Since NASA's Voyager spacecraft flew by Saturn in 1980 and 1981, scientists have known that the outer edge of the planet's B ring was shaped like a rotating, flattened football by the gravitational perturbations of Mimas. But it was clear, even in Voyager's findings, that the outer B ring's behavior was far more complex than anything Mimas alone might do.

Now, analysis of thousands of Cassini images of the B ring taken over a four-year period has revealed the source of most of the complexity: at least three additional, independently rotating wave patterns, or oscillations, that distort the B ring's edge. These oscillations, with one, two or three lobes, are not created by any moons. They have instead spontaneously arisen, in part because the ring is dense enough, and the B ring edge is sharp enough, for waves to grow on their own and then reflect at the edge.

"These oscillations exist for the same reason that guitar strings have natural modes of oscillation, which can be excited when plucked or otherwise disturbed," said Joseph Spitale, lead author on today's article and an imaging team associate at the Space Science Institute. "The ring, too, has its own natural oscillation frequencies, and that's what we're observing."

Astronomers believe such "self-excited" oscillations exist in other disk systems, like spiral disk galaxies and proto-planetary disks found around nearby stars, but they have not been able to directly confirm their existence. The new observations confirm the first large-scale wave oscillations of this type in a broad disk of material anywhere in nature.

Self-excited waves on small, 100-meter (300-foot) scales have been previously observed by Cassini instruments in a few dense ring regions and have been attributed to a process called "viscous overstability." In that process, the ring particles' small, random motions feed energy into a wave and cause it to grow. The new results confirm a Voyager-era predication that this same process can explain all the puzzling chaotic waveforms found in Saturn's densest rings, from tens of meters up to hundreds of kilometers wide.

"Normally viscosity, or resistance to flow, damps waves -- the way sound waves traveling through the air would die out," said Peter Goldreich, a planetary ring theorist at the California Institute of Technology in Pasadena. "But the new findings show that, in the densest parts of Saturn's rings, viscosity actually amplifies waves, explaining mysterious grooves first seen in images taken by the Voyager spacecraft."

The two perturbed B ring regions found orbiting within Mimas' zone of influence stretch along arcs up to 20,000 kilometers (12,000 miles) long.
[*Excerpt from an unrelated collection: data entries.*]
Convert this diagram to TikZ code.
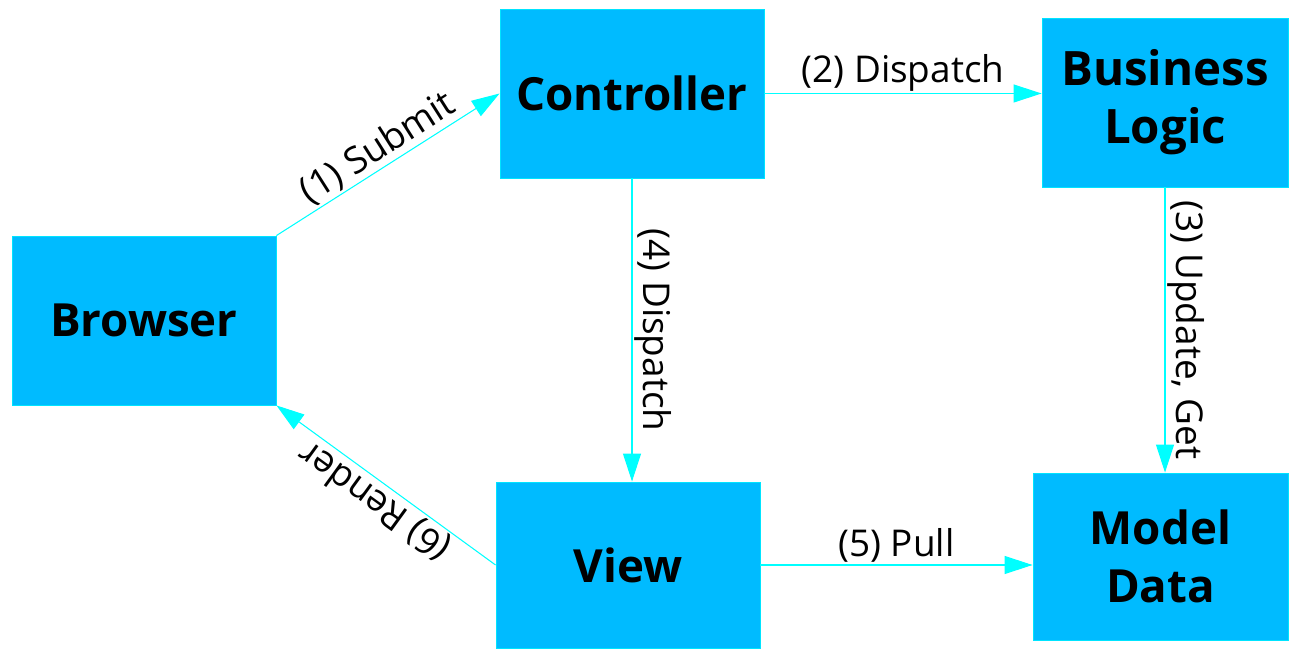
\documentclass[tikz,border=0pt]{standalone}
\usepackage{fontspec}
\setmainfont{Open Sans}
\definecolor{BoxBlue}{RGB}{0,187,255}
\definecolor{FlowCyan}{RGB}{0,255,255}
\usepackage{tikz}
\usetikzlibrary{arrows.meta, positioning, calc}

\begin{document}
\begin{tikzpicture}[
	bx/.style={rectangle, draw=FlowCyan!60!BoxBlue, line width=0.5pt, fill=BoxBlue, inner sep=0pt, text=black,
		align=center, font=\fontsize{26}{33}\selectfont\bfseries, minimum width=5.28cm, minimum height=3.38cm},
	fl/.style={-{Triangle[length=5.6mm, width=3.6mm]}, line width=0.6pt, FlowCyan},
	lb/.style={font=\fontsize{21}{25}\selectfont, text=black, inner sep=1pt}]

	\useasboundingbox (0,0) rectangle (25.78,12.96);

	\node[bx] (br) at (2.88,6.55) {Browser};
	\node[bx] (ct) at (12.64,11.09) {Controller};
	\node[bx, minimum width=4.92cm, font=\fontsize{27}{33}\selectfont\bfseries] (bl) at (23.30,10.91) {Business\\Logic};
	\node[bx, minimum height=3.32cm] (vw) at (12.56,1.66) {View};
	\node[bx, minimum width=5.10cm, minimum height=3.34cm] (md) at (23.21,1.83) {Model\\Data};

	\draw[fl] (br.north east) -- node[lb, midway, sloped, above] {(1) Submit} (ct.west);
	\draw[fl] (ct.east) -- node[lb, midway, above] {(2) Dispatch} (ct.east -| bl.west);
	\draw[fl] (bl.south) -- node[lb, midway, rotate=-90, anchor=south] {(3) Update, Get} (bl.south |- md.north);
	\draw[fl] (ct.south) -- node[lb, midway, rotate=-90, anchor=south] {(4) Dispatch} (ct.south |- vw.north);
	\draw[fl] (vw.east) -- node[lb, midway, above] {(5) Pull} (vw.east -| md.west);
	\draw[fl] (vw.west) -- node[lb, midway, rotate=144, anchor=south] {(6) Render} (br.south east);
\end{tikzpicture}
\end{document}
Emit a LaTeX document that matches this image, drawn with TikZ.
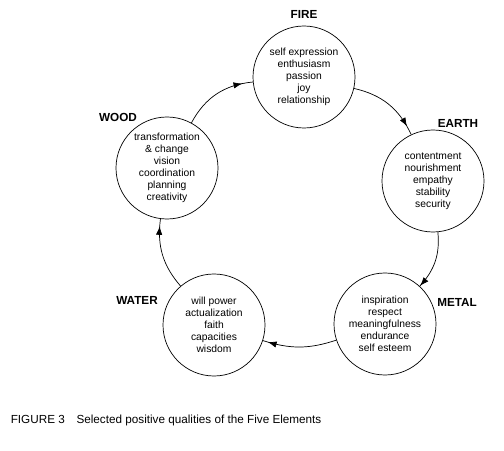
\documentclass[tikz,border=0pt]{standalone}
\usepackage{fontspec}
\setmainfont{Liberation Sans}
\usetikzlibrary{
    arrows.meta,
    positioning,
    decorations.markings
}
\tikzset{
    % Element circle style
    element/.style={
        circle,
        draw=black,
        line width=0.6pt,
        minimum size=3.06cm,
        inner sep=0pt,
        align=center,
        font=\fontsize{8.8}{10.3}\selectfont
    },
    % Element name style
    element name/.style={
        font=\fontsize{10}{12}\selectfont\bfseries
    },
    % Arrow style (tip at given position)
    flow/.style={
        line width=0.6pt,
        decoration={markings, mark=at position #1 with {\arrow{Latex[length=2.6mm, width=1.9mm]}}},
        postaction={decorate}
    },
    % Caption style
    caption/.style={
        font=\fontsize{10}{12}\selectfont,
        anchor=west
    }
}

\begin{document}
\begin{tikzpicture}

        \useasboundingbox[fill=white] (0,0) rectangle (15.12,13.5);

        % Elements
        \node[element] (fire) at (9.12, 11.19) {self expression\\enthusiasm\\passion\\joy\\relationship};
        \node[element] (earth) at (12.99, 8.07) {contentment\\nourishment\\empathy\\stability\\security};
        \node[element] (metal) at (11.55, 3.78) {inspiration\\respect\\meaningfulness\\endurance\\self esteem};
        \node[element] (water) at (6.42, 3.75) {will power\\actualization\\faith\\capacities\\wisdom};
        \node[element] (wood) at (5.01, 8.46) {transformation\\\& change\\vision\\coordination\\planning\\creativity};

        % Names
        \node[element name] (firename) at (9.12, 13.08) {FIRE};
        \node[element name] (earthname) at (13.74, 9.81) {EARTH};
        \node[element name] (metalname) at (13.71, 4.44) {METAL};
        \node[element name] (watername) at (4.11, 4.5) {WATER};
        \node[element name] (woodname) at (3.54, 9.99) {WOOD};

        % Connections
        \draw[flow=0.86] (wood) to[bend left=28] (fire);
        \draw[flow=0.88] (fire) to[bend left=26] (earth);
        \draw[flow=0.99] (earth) to[bend left=24] (metal);
        \draw[flow=0.93] (metal) to[bend left=18] (water);
        \draw[flow=0.9] (water) to[bend left=24] (wood);

        % Caption
        \node[caption] (cap) at (0.2, 0.9) {FIGURE 3\hspace{1em}Selected positive qualities of the Five Elements};

    \end{tikzpicture}
\end{document}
The longest one was first seen last year when the sun's low angle on the ring plane betrayed the existence of a series of tall structures through their long, spiky shadows. The small moons disturbing the material are probably hundreds of meters to possibly a kilometer or more in size.

The Cassini-Huygens mission is a cooperative project of NASA, the European Space Agency and the Italian Space Agency. The Jet Propulsion Laboratory, a division of the California Institute of Technology in Pasadena, manages the mission for NASA's Science Mission Directorate, Washington. The Cassini orbiter and its two onboard cameras were designed, developed and assembled at JPL. The imaging operations center is based at the Space Science Institute in Boulder, Colo.